I am fairly stunned, intellectually by finding out about JA Cominius. Though I have ventured into international economics readings, for the most part since moving to Japan I have been in the mode of "try to learn to think locally as the vast number of non-English reading/speaking Japanese do, and then to act locally with regards to fostering the rebirth renewal of communities."
So reading your blog is somewhat disconcerting, in a good way I suppose. I recently spend hours and hours pouring over a Japanese textbook, grammar analysis, vocabulary memorization, writing practice, etc. Then I jump up to a global perspective by coming here. There is an ever abiding temptation to spend hours here rather than "there". But that is not to be, I have decided.
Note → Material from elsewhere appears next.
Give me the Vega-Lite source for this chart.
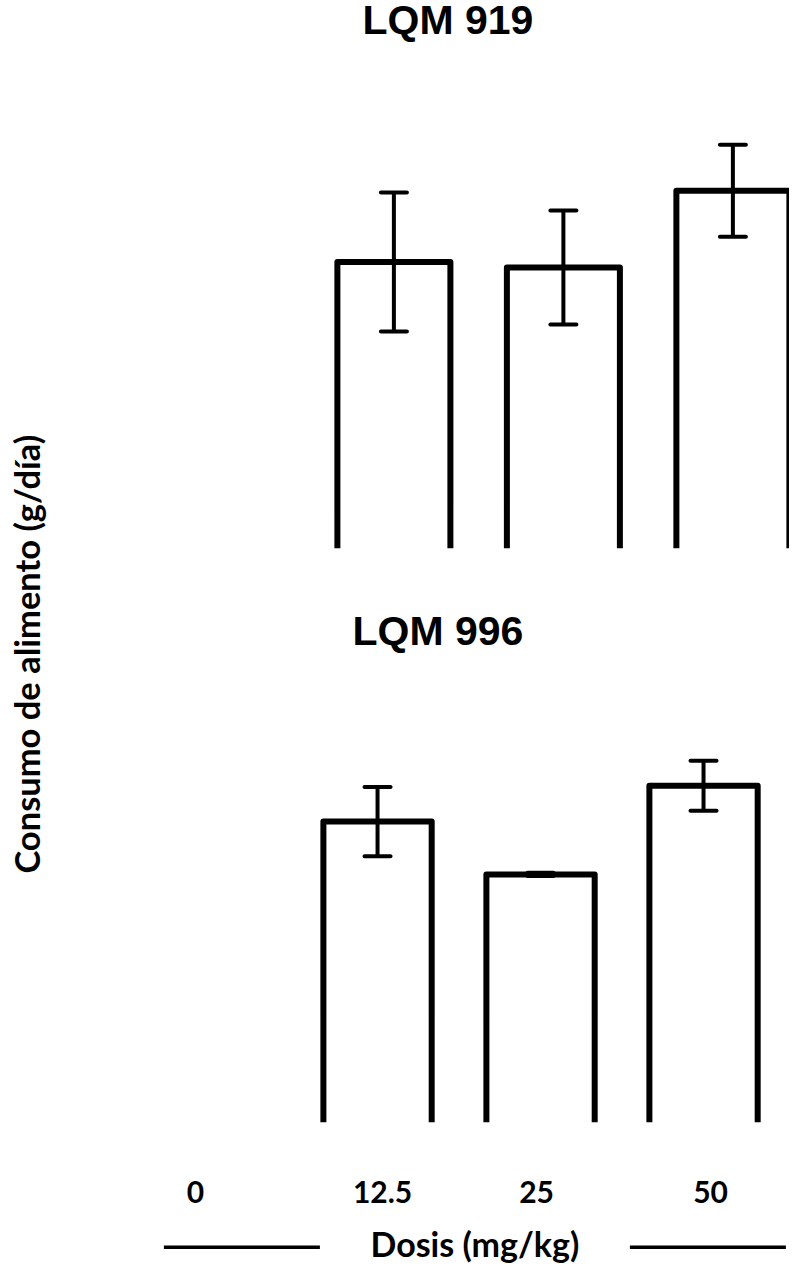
{
  "$schema": "https://vega.github.io/schema/vega-lite/v6.json",
  "autosize": {"type": "pad"},
  "padding": {"left": 11.4, "top": 0.2, "right": 0, "bottom": 0},
  "background": "white",
  "config": {"view": {"stroke": null}, "axis": {"grid": false}},
  "datasets": {
    "lqm919": [
      {"dosis": "12.5", "consumo": 15.31, "ee": 3.48},
      {"dosis": "25", "consumo": 15.03, "ee": 2.85},
      {"dosis": "50", "consumo": 18.87, "ee": 2.3}
    ],
    "lqm996": [
      {"dosis": "12.5", "consumo": 16.03, "ee": 1.73},
      {"dosis": "25", "consumo": 13.39, "ee": 0.08},
      {"dosis": "50", "consumo": 17.82, "ee": 1.25}
    ]
  },
  "spacing": 134,
  "bounds": "flush",
  "resolve": {"scale": {"x": "independent", "y": "independent"}},
  "vconcat": [
    {
      "data": {"name": "lqm919"},
      "width": 629,
      "height": 480,
      "title": {"text": "LQM 919", "font": "Liberation Sans", "fontSize": 41, "fontWeight": "bold", "color": "black", "anchor": "middle", "frame": "group", "dx": -27, "baseline": "alphabetic", "offset": -6.8},
      "encoding": {
        "x": {"field": "dosis", "type": "nominal", "sort": null,
              "scale": {"domain": ["0", "12.5", "25", "50"], "paddingInner": 0.3333, "paddingOuter": 0.0221, "align": 1},
              "axis": null},
        "y": {"field": "consumo", "type": "quantitative", "title": "Consumo de alimento (g/día)",
              "scale": {"domain": [1, 25], "zero": false, "nice": false},
              "axis": {"labels": false, "ticks": false, "domain": false, "grid": false,
                       "titleFont": "Lato", "titleFontSize": 34.5, "titleFontWeight": "bold", "titleColor": "black",
                       "titleX": -121, "titleY": 585.5, "titleAlign": "center", "titleBaseline": "alphabetic", "titleAngle": -90}}
      },
      "layer": [
        {"mark": {"type": "bar", "filled": false, "stroke": "black", "strokeWidth": 6, "strokeJoin": "round", "clip": true},
         "encoding": {"y2": {"datum": 0}}},
        {"mark": {"type": "errorbar", "color": "black", "ticks": {"size": 30, "thickness": 4, "color": "black", "opacity": 1, "cornerRadius": 2}, "rule": {"strokeWidth": 4, "color": "black", "opacity": 1}},
         "encoding": {"yError": {"field": "ee"}}}
      ]
    },
    {
      "data": {"name": "lqm996"},
      "width": 625,
      "height": 440,
      "title": {"text": "LQM 996", "font": "Liberation Sans", "fontSize": 41, "fontWeight": "bold", "color": "black", "anchor": "middle", "frame": "group", "dx": -35, "baseline": "alphabetic", "offset": -3.8},
      "encoding": {
        "x": {"field": "dosis", "type": "nominal", "sort": null,
              "scale": {"domain": ["0", "12.5", "25", "50"], "paddingInner": 0.3356, "paddingOuter": 0.085, "align": 0},
              "axis": {"orient": "bottom", "offset": 124.6,
                       "title": "Dosis (mg/kg)", "titleFont": "Lato", "titleFontSize": 34, "titleFontWeight": "bold", "titleColor": "black",
                       "titleX": 314, "titleY": 0, "titleBaseline": "middle", "titleAlign": "center",
                       "domain": true, "domainColor": "black", "domainWidth": 3.5, "domainDash": [0, 3, 156, 310, 156, 1000], "domainCap": "butt",
                       "ticks": false, "tickSize": 0,
                       "labelFont": "Lato", "labelFontSize": 30, "labelFontWeight": "bold", "labelColor": "black", "labelAngle": 0,
                       "labelBaseline": "middle", "labelPadding": -53.6, "labelOverlap": false,
                       "labelOffset": {"condition": [{"test": "datum.value === '0'", "value": -19}, {"test": "datum.value === '12.5'", "value": 5}, {"test": "datum.value === '25'", "value": -4}], "value": 7}}},
        "y": {"field": "consumo", "type": "quantitative",
              "scale": {"domain": [1, 23], "zero": false, "nice": false},
              "axis": null}
      },
      "layer": [
        {"mark": {"type": "bar", "filled": false, "stroke": "black", "strokeWidth": 6, "strokeJoin": "round", "clip": true},
         "encoding": {"y2": {"datum": 0}}},
        {"mark": {"type": "errorbar", "color": "black", "ticks": {"size": 30, "thickness": 4, "color": "black", "opacity": 1, "cornerRadius": 2}, "rule": {"strokeWidth": 4, "color": "black", "opacity": 1}},
         "encoding": {"yError": {"field": "ee"}}}
      ]
    }
  ]
}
I would like to contribute comments more in proportion to my appreciation, but that cannot be.

Unknown said...

After thinking about these ideas. I am still wondering how the representation would work effectively to achieve something that overcomes traditional power blocks. For example There are about 1.3 billion Chinese and they are 91% Han Chinese. How would this numerical advantage of one ethnic group be fairly balanced through Comenius' world government? The Chinese in partnership with the Indian continent would always dominate the regional economic and political interests of the others.

badijet@gmail.com said...

Thanks for your thoughtful comments.

Comenius suggested a continental division of the world government, and he proposed that they tackle problems according to Descartes method, that is, deal with the hardest problem first. Of course he had no idea how large China and India were, though he did see Africa and America entering into the world union.

In my own thinking about world government I am thinking of a continental division of the five physical continents and counting China and India as separate continents in view of their large numbers. That way the members of a world counsel would have representatives chosen and appointed from among the seven continental governments.